• DIRECTION
In the listing below, locate the line that contains "Rebuild this chart" and the line that contains "import * as". Restate word for word those two lines and every line between them, and nothing else.

• EXCERPTED DATA
****

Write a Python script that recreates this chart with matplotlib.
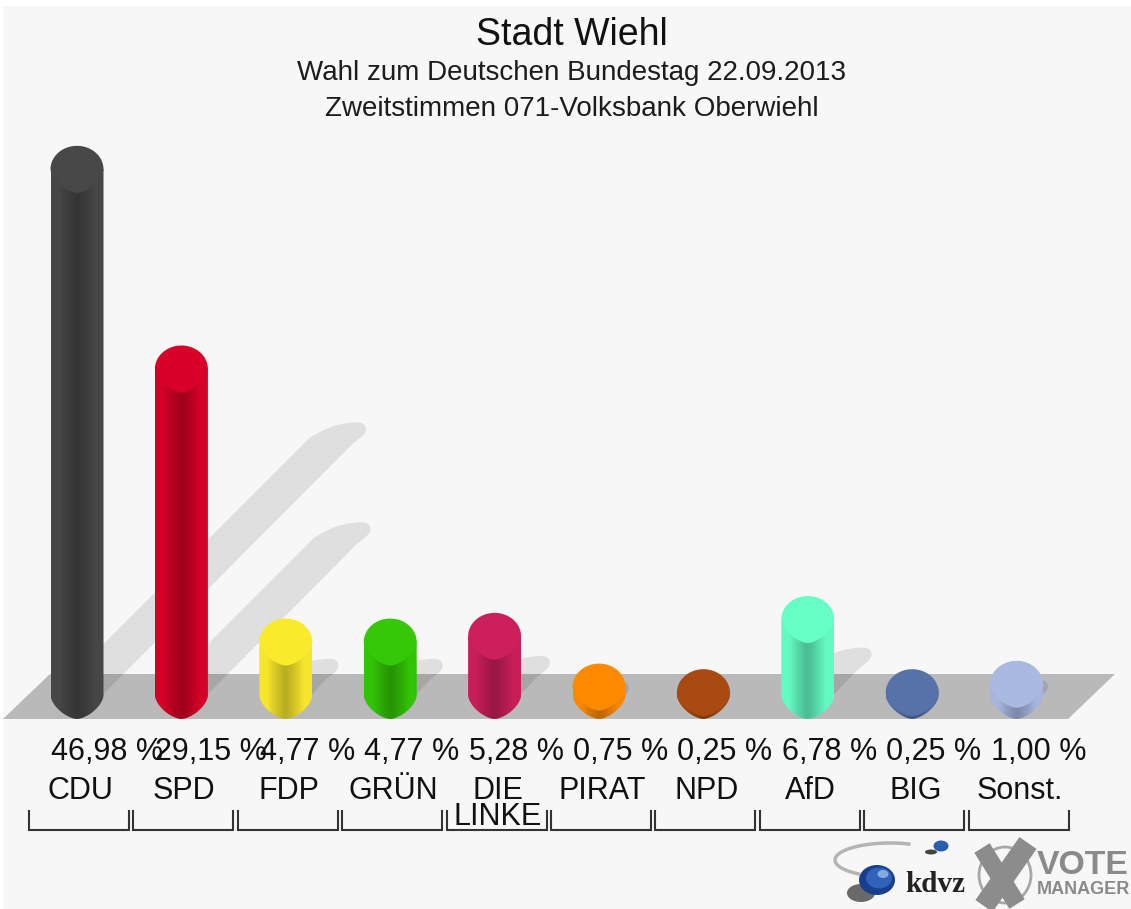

****

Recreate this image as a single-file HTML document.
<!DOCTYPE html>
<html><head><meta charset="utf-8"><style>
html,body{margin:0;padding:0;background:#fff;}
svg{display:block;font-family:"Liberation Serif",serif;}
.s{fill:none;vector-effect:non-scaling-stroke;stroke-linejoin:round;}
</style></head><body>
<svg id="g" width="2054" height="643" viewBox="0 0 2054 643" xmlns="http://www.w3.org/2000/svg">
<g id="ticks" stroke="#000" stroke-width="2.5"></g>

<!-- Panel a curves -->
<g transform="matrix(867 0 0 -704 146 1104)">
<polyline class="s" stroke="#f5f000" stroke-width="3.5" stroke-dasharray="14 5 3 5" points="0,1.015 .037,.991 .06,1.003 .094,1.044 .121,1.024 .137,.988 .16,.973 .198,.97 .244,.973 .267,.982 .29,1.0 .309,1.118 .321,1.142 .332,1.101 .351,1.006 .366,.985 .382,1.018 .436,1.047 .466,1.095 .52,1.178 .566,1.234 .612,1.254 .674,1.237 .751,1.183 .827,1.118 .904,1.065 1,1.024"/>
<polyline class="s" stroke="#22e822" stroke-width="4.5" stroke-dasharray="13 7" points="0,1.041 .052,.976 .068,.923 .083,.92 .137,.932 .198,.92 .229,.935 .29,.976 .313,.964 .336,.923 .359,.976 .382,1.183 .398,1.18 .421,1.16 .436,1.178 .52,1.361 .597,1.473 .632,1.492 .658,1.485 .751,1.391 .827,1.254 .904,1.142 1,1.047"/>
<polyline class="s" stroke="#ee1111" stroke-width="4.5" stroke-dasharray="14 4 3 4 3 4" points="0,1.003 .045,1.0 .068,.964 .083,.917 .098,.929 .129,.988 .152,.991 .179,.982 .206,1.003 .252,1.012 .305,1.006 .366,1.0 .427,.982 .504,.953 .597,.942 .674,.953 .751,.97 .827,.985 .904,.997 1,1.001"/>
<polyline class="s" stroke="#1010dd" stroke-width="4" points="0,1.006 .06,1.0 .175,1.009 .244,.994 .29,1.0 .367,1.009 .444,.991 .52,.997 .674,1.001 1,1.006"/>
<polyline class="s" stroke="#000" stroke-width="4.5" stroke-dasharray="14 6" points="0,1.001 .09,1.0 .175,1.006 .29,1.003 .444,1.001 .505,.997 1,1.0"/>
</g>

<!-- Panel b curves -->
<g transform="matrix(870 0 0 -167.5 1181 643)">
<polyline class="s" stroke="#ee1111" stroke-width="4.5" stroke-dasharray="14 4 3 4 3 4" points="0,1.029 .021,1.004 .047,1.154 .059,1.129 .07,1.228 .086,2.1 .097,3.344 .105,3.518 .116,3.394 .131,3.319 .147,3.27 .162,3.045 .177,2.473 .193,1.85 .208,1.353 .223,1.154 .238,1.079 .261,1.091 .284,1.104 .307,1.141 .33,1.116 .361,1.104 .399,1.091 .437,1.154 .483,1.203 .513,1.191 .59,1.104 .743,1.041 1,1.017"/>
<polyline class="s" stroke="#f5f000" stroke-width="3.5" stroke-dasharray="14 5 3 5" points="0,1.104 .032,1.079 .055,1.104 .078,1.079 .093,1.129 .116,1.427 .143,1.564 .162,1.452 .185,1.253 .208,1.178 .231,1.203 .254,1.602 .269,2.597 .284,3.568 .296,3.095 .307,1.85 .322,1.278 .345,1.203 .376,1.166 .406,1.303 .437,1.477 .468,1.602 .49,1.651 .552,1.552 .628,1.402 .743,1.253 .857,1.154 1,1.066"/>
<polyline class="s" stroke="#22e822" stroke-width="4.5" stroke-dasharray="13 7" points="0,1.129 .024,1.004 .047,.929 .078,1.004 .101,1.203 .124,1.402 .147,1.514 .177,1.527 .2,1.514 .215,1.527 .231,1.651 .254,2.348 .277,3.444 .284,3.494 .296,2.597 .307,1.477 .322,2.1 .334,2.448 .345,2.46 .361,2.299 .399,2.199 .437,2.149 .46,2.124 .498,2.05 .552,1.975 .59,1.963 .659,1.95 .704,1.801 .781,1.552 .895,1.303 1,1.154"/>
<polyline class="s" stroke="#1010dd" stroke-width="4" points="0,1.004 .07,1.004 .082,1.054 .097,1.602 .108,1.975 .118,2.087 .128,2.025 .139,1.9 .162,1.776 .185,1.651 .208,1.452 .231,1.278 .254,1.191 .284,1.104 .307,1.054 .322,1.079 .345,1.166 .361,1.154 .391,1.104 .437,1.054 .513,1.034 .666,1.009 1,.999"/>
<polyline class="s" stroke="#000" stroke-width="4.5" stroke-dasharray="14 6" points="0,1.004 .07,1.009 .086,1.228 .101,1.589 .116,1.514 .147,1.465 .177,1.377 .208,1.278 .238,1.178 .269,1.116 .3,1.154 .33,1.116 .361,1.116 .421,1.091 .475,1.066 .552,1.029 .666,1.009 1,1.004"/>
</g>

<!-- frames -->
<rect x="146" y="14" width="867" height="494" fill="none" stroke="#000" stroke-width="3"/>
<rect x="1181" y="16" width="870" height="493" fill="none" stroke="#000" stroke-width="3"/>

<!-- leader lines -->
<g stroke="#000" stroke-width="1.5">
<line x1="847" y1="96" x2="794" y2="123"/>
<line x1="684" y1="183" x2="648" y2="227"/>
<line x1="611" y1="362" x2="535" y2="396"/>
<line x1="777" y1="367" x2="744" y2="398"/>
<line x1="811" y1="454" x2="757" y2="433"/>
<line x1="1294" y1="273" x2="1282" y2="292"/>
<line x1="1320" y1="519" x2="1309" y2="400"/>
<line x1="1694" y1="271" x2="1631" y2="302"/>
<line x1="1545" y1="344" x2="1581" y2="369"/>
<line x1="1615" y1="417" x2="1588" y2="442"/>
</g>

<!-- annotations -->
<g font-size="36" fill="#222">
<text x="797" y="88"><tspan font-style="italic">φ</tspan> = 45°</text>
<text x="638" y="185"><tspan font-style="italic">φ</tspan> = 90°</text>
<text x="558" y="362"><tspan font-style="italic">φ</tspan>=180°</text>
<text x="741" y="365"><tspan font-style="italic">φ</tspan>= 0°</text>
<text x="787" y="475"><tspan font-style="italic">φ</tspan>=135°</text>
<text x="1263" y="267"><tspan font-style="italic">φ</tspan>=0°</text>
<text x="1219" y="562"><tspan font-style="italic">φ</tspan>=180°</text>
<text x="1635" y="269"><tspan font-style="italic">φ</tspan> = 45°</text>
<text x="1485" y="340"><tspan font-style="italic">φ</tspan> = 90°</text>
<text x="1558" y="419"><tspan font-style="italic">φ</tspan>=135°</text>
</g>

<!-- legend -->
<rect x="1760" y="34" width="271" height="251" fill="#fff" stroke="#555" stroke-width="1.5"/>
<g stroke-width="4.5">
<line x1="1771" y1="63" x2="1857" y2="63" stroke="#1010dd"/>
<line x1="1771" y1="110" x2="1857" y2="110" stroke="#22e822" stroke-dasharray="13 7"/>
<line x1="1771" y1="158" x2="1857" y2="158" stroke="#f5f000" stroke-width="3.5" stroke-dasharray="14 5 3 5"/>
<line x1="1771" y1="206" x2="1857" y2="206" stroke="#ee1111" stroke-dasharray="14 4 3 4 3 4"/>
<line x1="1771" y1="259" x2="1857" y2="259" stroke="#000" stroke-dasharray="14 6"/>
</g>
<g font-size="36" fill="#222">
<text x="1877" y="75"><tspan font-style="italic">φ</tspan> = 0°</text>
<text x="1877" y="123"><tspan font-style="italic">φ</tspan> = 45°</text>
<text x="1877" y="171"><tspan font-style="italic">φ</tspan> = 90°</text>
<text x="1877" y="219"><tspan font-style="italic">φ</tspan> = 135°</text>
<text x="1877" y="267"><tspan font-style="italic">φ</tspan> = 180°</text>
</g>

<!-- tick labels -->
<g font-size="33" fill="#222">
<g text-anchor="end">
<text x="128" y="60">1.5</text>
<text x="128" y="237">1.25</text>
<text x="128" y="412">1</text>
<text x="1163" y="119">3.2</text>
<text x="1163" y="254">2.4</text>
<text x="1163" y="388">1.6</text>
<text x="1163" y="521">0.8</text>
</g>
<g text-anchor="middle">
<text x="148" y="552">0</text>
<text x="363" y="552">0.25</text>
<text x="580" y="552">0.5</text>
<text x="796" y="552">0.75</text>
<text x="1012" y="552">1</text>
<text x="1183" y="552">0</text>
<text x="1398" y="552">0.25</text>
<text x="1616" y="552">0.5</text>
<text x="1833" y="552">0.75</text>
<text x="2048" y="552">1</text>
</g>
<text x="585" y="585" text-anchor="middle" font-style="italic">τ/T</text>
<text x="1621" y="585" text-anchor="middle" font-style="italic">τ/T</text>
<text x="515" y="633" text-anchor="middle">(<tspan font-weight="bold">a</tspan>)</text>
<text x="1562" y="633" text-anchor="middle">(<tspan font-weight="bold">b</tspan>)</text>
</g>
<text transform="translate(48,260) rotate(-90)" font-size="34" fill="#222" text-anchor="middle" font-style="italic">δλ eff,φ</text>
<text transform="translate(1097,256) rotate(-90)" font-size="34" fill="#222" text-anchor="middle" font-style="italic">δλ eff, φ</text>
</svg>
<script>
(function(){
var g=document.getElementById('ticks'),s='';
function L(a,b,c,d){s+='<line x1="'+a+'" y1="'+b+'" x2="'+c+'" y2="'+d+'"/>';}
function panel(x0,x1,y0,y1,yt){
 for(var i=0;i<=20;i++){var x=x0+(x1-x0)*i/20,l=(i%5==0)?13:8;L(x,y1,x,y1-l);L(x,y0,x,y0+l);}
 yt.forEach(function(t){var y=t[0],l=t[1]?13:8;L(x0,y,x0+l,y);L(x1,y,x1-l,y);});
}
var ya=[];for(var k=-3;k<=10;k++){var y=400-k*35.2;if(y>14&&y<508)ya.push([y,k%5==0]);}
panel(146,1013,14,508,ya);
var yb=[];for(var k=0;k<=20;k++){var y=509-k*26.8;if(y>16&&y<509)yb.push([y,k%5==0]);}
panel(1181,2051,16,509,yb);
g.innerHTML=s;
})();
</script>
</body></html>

****

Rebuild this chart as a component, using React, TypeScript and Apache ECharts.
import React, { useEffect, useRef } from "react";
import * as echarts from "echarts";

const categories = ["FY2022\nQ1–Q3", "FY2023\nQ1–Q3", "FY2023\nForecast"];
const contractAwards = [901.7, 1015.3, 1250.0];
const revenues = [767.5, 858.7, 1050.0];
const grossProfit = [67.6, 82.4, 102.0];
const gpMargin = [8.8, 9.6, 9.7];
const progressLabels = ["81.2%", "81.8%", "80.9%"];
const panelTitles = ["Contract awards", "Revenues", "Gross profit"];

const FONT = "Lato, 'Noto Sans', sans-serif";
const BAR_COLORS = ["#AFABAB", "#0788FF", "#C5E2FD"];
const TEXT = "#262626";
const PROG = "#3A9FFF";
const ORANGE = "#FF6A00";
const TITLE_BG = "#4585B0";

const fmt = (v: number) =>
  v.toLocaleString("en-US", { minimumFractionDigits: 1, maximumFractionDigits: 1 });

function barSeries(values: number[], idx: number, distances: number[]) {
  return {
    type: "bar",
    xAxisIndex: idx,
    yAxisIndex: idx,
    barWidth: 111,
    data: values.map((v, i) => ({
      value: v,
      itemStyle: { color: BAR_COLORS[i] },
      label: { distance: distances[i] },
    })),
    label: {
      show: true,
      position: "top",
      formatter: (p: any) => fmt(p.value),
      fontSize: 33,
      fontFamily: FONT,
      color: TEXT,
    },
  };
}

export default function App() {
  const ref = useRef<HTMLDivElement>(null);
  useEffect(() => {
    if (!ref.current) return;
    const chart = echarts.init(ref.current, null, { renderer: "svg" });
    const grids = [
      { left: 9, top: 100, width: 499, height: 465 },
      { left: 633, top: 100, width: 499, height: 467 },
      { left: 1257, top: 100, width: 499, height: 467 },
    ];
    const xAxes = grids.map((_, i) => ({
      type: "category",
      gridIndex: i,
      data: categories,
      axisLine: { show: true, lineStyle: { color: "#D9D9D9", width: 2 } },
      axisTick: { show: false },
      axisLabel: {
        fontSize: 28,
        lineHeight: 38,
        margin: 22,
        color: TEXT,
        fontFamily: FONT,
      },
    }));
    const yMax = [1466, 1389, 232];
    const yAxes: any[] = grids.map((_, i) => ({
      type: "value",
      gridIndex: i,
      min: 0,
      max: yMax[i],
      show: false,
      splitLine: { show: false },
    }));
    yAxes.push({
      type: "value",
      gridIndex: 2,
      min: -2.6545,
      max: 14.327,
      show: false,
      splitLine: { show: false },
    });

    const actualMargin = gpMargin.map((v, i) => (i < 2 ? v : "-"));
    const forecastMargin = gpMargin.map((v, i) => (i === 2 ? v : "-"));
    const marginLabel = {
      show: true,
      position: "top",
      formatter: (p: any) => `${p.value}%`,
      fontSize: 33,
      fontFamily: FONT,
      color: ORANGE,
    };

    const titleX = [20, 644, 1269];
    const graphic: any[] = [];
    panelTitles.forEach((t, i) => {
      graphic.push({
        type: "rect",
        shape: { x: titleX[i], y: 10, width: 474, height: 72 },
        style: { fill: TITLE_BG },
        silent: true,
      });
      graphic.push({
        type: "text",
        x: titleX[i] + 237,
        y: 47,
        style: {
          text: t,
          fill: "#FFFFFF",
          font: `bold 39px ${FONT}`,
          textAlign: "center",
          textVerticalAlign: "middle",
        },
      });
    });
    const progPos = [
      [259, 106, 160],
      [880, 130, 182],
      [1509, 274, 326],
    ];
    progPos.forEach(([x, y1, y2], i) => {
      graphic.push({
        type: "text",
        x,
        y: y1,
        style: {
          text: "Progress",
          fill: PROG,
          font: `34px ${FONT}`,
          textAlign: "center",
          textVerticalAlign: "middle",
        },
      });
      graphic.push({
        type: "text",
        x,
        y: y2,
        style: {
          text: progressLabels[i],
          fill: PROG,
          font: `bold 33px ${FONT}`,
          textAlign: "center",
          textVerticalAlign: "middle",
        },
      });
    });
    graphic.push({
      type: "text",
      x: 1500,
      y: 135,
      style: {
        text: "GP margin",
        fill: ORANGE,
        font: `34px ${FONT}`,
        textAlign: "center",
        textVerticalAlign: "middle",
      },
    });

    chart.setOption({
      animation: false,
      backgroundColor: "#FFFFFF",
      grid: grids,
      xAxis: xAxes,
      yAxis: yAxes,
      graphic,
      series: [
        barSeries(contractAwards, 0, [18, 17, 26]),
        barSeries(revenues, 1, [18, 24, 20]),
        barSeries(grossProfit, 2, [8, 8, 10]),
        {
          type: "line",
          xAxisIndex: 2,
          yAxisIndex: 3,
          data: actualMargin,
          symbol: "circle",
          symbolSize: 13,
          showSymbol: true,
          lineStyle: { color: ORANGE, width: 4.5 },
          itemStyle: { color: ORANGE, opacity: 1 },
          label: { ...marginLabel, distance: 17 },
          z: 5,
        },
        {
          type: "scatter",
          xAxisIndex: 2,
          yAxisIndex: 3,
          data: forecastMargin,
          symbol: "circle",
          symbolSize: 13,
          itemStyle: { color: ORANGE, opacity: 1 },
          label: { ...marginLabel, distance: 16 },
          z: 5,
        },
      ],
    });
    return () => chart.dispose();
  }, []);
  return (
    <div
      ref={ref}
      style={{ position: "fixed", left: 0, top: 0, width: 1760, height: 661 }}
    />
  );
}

****

• EXERCISE OUTPUT
Rebuild this chart as a component, using React, TypeScript and Apache ECharts.
import React, { useEffect, useRef } from "react";
import * as echarts from "echarts";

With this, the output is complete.